>> Start Raw data

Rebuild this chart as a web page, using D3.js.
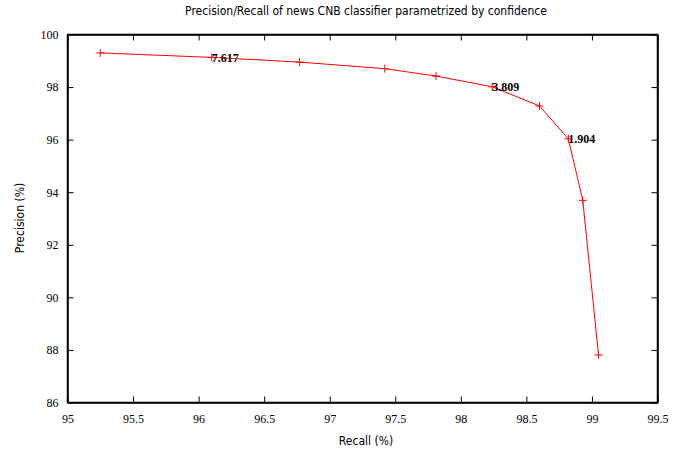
<!DOCTYPE html>
<html>
<head>
<meta charset="utf-8">
<script src="https://cdn.jsdelivr.net/npm/d3@7"></script>
<style>
  body { margin: 0; background: #fff; }
  .tick text { font-family: "Liberation Serif", serif; font-size: 12px; fill: #000; }
  .lbl { font-family: "DejaVu Sans Condensed", "DejaVu Sans", sans-serif; font-size: 12px; fill: #000; }
</style>
</head>
<body>
<script>
var recall    = [95.25, 96.10, 96.77, 97.42, 97.81, 98.24, 98.60, 98.82, 98.93, 99.05];
var precision = [99.30, 99.13, 98.95, 98.70, 98.42, 98.01, 97.28, 96.03, 93.69, 87.81];
var confLabels = [null, "7.617", null, null, null, "3.809", null, "1.904", null, null];
var xTicks = [95, 95.5, 96, 96.5, 97, 97.5, 98, 98.5, 99, 99.5];
var yTicks = [86, 88, 90, 92, 94, 96, 98, 100];

var width = 692,
    height = 453;
var m = {left: 67.5, right: 34.5, top: 34.5, bottom: 50.5};

var svg = d3.select("body").append("svg")
    .attr("width", width)
    .attr("height", height);

var x = d3.scaleLinear().domain([95, 99.5]).range([m.left, width - m.right]);
var y = d3.scaleLinear().domain([86, 100]).range([height - m.bottom, m.top]);

var data = recall.map(function(r, i) {
  return {r: r, p: precision[i], label: confLabels[i]};
});

// axes, ticks pointing inward, mirrored on top/right
svg.append("g")
    .attr("transform", "translate(0," + y(86) + ")")
    .call(d3.axisBottom(x).tickValues(xTicks).tickFormat(d3.format("")).tickSizeInner(-6).tickSizeOuter(0).tickPadding(12));
svg.append("g")
    .attr("transform", "translate(0," + y(100) + ")")
    .call(d3.axisTop(x).tickValues(xTicks).tickFormat("").tickSizeInner(-6).tickSizeOuter(0));
svg.append("g")
    .attr("transform", "translate(" + x(95) + ",0)")
    .call(d3.axisLeft(y).tickValues(yTicks).tickFormat(d3.format("")).tickSizeInner(-6).tickSizeOuter(0).tickPadding(9));
svg.append("g")
    .attr("transform", "translate(" + x(99.5) + ",0)")
    .call(d3.axisRight(y).tickValues(yTicks).tickFormat("").tickSizeInner(-6).tickSizeOuter(0));

svg.selectAll(".domain").attr("stroke", "#000").attr("stroke-width", 1.5);
svg.selectAll(".tick line").attr("stroke", "#000");

// border
svg.append("rect")
    .attr("x", x(95)).attr("y", y(100))
    .attr("width", x(99.5) - x(95)).attr("height", y(86) - y(100))
    .attr("fill", "none").attr("stroke", "#000").attr("stroke-width", 1.5);

// line
var line = d3.line().x(function(d){ return x(d.r); }).y(function(d){ return y(d.p); });
svg.append("path")
    .datum(data)
    .attr("d", line)
    .attr("fill", "none")
    .attr("stroke", "#ff0000")
    .attr("stroke-width", 1);

// + markers
svg.selectAll("path.pt")
    .data(data)
  .enter().append("path")
    .attr("class", "pt")
    .attr("d", function(d) {
      var cx = x(d.r), cy = y(d.p), s = 4;
      return "M" + (cx - s) + "," + cy + "H" + (cx + s) + "M" + cx + "," + (cy - s) + "V" + (cy + s);
    })
    .attr("stroke", "#ff0000")
    .attr("stroke-width", 1);

// confidence labels
svg.selectAll("text.conf")
    .data(data.filter(function(d){ return d.label; }))
  .enter().append("text")
    .attr("class", "conf")
    .attr("x", function(d){ return x(d.r); })
    .attr("y", function(d){ return y(d.p); })
    .attr("dy", "0.35em")
    .attr("font-family", "Liberation Serif, serif")
    .attr("font-size", 12)
    .attr("font-weight", "bold")
    .text(function(d){ return d.label; });

// titles
svg.append("text").attr("class", "lbl")
    .attr("x", 366).attr("y", 15).attr("text-anchor", "middle")
    .text("Precision/Recall of news CNB classifier parametrized by confidence");
svg.append("text").attr("class", "lbl")
    .attr("x", 366).attr("y", 445).attr("text-anchor", "middle")
    .text("Recall (%)");
svg.append("text").attr("class", "lbl")
    .attr("transform", "translate(24," + 218 + ") rotate(-90)")
    .attr("text-anchor", "middle")
    .text("Precision (%)");
</script>
</body>
</html>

>> End Raw data

Every line above should be returned exactly; the pictures stay out.

Rebuild this chart as a web page, using D3.js.
<!DOCTYPE html>
<html>
<head>
<meta charset="utf-8">
<script src="https://cdn.jsdelivr.net/npm/d3@7"></script>
<style>
  body { margin: 0; background: #fff; }
  .tick text { font-family: "Liberation Serif", serif; font-size: 12px; fill: #000; }
  .lbl { font-family: "DejaVu Sans Condensed", "DejaVu Sans", sans-serif; font-size: 12px; fill: #000; }
</style>
</head>
<body>
<script>
var recall    = [95.25, 96.10, 96.77, 97.42, 97.81, 98.24, 98.60, 98.82, 98.93, 99.05];
var precision = [99.30, 99.13, 98.95, 98.70, 98.42, 98.01, 97.28, 96.03, 93.69, 87.81];
var confLabels = [null, "7.617", null, null, null, "3.809", null, "1.904", null, null];
var xTicks = [95, 95.5, 96, 96.5, 97, 97.5, 98, 98.5, 99, 99.5];
var yTicks = [86, 88, 90, 92, 94, 96, 98, 100];

var width = 692,
    height = 453;
var m = {left: 67.5, right: 34.5, top: 34.5, bottom: 50.5};

var svg = d3.select("body").append("svg")
    .attr("width", width)
    .attr("height", height);

var x = d3.scaleLinear().domain([95, 99.5]).range([m.left, width - m.right]);
var y = d3.scaleLinear().domain([86, 100]).range([height - m.bottom, m.top]);

var data = recall.map(function(r, i) {
  return {r: r, p: precision[i], label: confLabels[i]};
});

// axes, ticks pointing inward, mirrored on top/right
svg.append("g")
    .attr("transform", "translate(0," + y(86) + ")")
    .call(d3.axisBottom(x).tickValues(xTicks).tickFormat(d3.format("")).tickSizeInner(-6).tickSizeOuter(0).tickPadding(12));
svg.append("g")
    .attr("transform", "translate(0," + y(100) + ")")
    .call(d3.axisTop(x).tickValues(xTicks).tickFormat("").tickSizeInner(-6).tickSizeOuter(0));
svg.append("g")
    .attr("transform", "translate(" + x(95) + ",0)")
    .call(d3.axisLeft(y).tickValues(yTicks).tickFormat(d3.format("")).tickSizeInner(-6).tickSizeOuter(0).tickPadding(9));
svg.append("g")
    .attr("transform", "translate(" + x(99.5) + ",0)")
    .call(d3.axisRight(y).tickValues(yTicks).tickFormat("").tickSizeInner(-6).tickSizeOuter(0));

svg.selectAll(".domain").attr("stroke", "#000").attr("stroke-width", 1.5);
svg.selectAll(".tick line").attr("stroke", "#000");

// border
svg.append("rect")
    .attr("x", x(95)).attr("y", y(100))
    .attr("width", x(99.5) - x(95)).attr("height", y(86) - y(100))
    .attr("fill", "none").attr("stroke", "#000").attr("stroke-width", 1.5);

// line
var line = d3.line().x(function(d){ return x(d.r); }).y(function(d){ return y(d.p); });
svg.append("path")
    .datum(data)
    .attr("d", line)
    .attr("fill", "none")
    .attr("stroke", "#ff0000")
    .attr("stroke-width", 1);

// + markers
svg.selectAll("path.pt")
    .data(data)
  .enter().append("path")
    .attr("class", "pt")
    .attr("d", function(d) {
      var cx = x(d.r), cy = y(d.p), s = 4;
      return "M" + (cx - s) + "," + cy + "H" + (cx + s) + "M" + cx + "," + (cy - s) + "V" + (cy + s);
    })
    .attr("stroke", "#ff0000")
    .attr("stroke-width", 1);

// confidence labels
svg.selectAll("text.conf")
    .data(data.filter(function(d){ return d.label; }))
  .enter().append("text")
    .attr("class", "conf")
    .attr("x", function(d){ return x(d.r); })
    .attr("y", function(d){ return y(d.p); })
    .attr("dy", "0.35em")
    .attr("font-family", "Liberation Serif, serif")
    .attr("font-size", 12)
    .attr("font-weight", "bold")
    .text(function(d){ return d.label; });

// titles
svg.append("text").attr("class", "lbl")
    .attr("x", 366).attr("y", 15).attr("text-anchor", "middle")
    .text("Precision/Recall of news CNB classifier parametrized by confidence");
svg.append("text").attr("class", "lbl")
    .attr("x", 366).attr("y", 445).attr("text-anchor", "middle")
    .text("Recall (%)");
svg.append("text").attr("class", "lbl")
    .attr("transform", "translate(24," + 218 + ") rotate(-90)")
    .attr("text-anchor", "middle")
    .text("Precision (%)");
</script>
</body>
</html>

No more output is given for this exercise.